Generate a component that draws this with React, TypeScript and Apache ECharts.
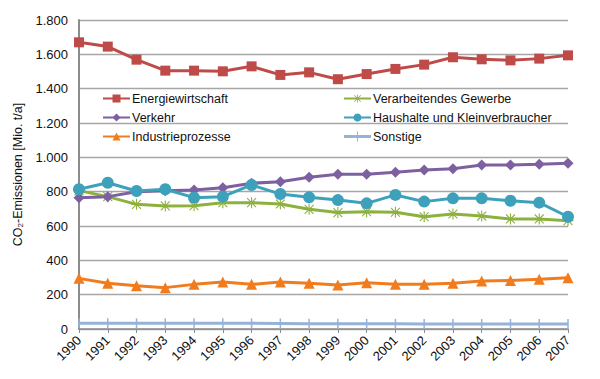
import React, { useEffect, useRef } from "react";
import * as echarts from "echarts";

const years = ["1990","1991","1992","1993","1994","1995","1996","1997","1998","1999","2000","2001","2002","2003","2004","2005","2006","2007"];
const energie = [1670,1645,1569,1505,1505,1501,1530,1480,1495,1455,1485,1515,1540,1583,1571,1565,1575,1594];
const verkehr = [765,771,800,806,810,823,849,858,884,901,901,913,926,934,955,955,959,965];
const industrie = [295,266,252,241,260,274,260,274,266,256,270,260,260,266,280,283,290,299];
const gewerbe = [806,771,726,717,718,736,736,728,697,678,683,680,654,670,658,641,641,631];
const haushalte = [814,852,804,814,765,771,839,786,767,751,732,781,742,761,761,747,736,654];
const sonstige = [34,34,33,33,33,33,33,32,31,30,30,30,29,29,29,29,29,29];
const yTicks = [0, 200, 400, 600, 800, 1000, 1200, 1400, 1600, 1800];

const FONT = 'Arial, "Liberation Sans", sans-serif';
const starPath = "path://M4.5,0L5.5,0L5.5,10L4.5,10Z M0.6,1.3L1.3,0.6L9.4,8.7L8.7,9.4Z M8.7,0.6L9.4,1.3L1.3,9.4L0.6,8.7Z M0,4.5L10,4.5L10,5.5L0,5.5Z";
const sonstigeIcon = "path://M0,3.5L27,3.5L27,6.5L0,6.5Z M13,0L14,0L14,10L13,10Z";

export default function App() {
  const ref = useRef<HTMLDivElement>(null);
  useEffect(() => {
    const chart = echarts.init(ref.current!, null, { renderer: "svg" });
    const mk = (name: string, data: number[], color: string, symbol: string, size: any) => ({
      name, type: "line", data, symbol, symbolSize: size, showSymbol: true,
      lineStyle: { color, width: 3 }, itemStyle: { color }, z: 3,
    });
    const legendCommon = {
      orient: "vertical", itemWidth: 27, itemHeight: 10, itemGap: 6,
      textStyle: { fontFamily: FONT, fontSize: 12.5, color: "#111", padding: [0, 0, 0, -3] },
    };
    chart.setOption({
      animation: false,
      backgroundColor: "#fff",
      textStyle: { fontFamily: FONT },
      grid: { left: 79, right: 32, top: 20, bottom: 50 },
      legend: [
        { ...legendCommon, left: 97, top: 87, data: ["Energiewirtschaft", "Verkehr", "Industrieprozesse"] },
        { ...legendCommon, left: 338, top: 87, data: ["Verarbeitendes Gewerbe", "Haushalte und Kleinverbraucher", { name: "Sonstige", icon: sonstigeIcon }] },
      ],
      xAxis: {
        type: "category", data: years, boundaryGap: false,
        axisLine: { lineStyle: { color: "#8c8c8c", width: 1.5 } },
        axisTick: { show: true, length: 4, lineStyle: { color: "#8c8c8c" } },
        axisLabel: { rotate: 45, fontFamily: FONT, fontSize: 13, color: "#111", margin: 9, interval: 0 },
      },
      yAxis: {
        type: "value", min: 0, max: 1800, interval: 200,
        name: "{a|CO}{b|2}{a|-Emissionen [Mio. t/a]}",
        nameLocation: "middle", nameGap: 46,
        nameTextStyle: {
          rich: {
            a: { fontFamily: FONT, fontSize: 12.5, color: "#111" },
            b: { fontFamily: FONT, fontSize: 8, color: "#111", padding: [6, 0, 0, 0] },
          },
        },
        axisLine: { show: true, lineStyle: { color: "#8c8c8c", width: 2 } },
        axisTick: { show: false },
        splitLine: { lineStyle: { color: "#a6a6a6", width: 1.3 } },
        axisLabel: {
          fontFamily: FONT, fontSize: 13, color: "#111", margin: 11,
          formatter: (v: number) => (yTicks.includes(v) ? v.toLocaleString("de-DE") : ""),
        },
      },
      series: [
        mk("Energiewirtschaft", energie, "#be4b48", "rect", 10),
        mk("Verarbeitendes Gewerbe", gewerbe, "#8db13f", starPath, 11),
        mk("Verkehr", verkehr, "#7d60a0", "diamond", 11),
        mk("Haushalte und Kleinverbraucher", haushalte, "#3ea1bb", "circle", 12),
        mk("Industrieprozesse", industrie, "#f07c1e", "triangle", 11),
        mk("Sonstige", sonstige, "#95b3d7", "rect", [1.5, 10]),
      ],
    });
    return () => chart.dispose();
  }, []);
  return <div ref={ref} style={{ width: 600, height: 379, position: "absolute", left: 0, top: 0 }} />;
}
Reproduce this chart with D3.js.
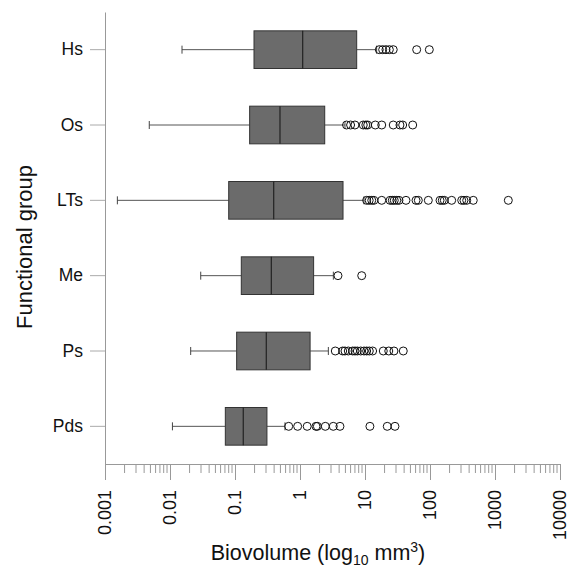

**********

◆ Do this
From the first line of the listing above, repeat every line through the one holding "import * as". Both ends count, and pictures stay out.

◆ Answer to the problem
Generate a component that draws this with React, TypeScript and Apache ECharts.
import React, { useEffect, useRef } from "react";
import * as echarts from "echarts";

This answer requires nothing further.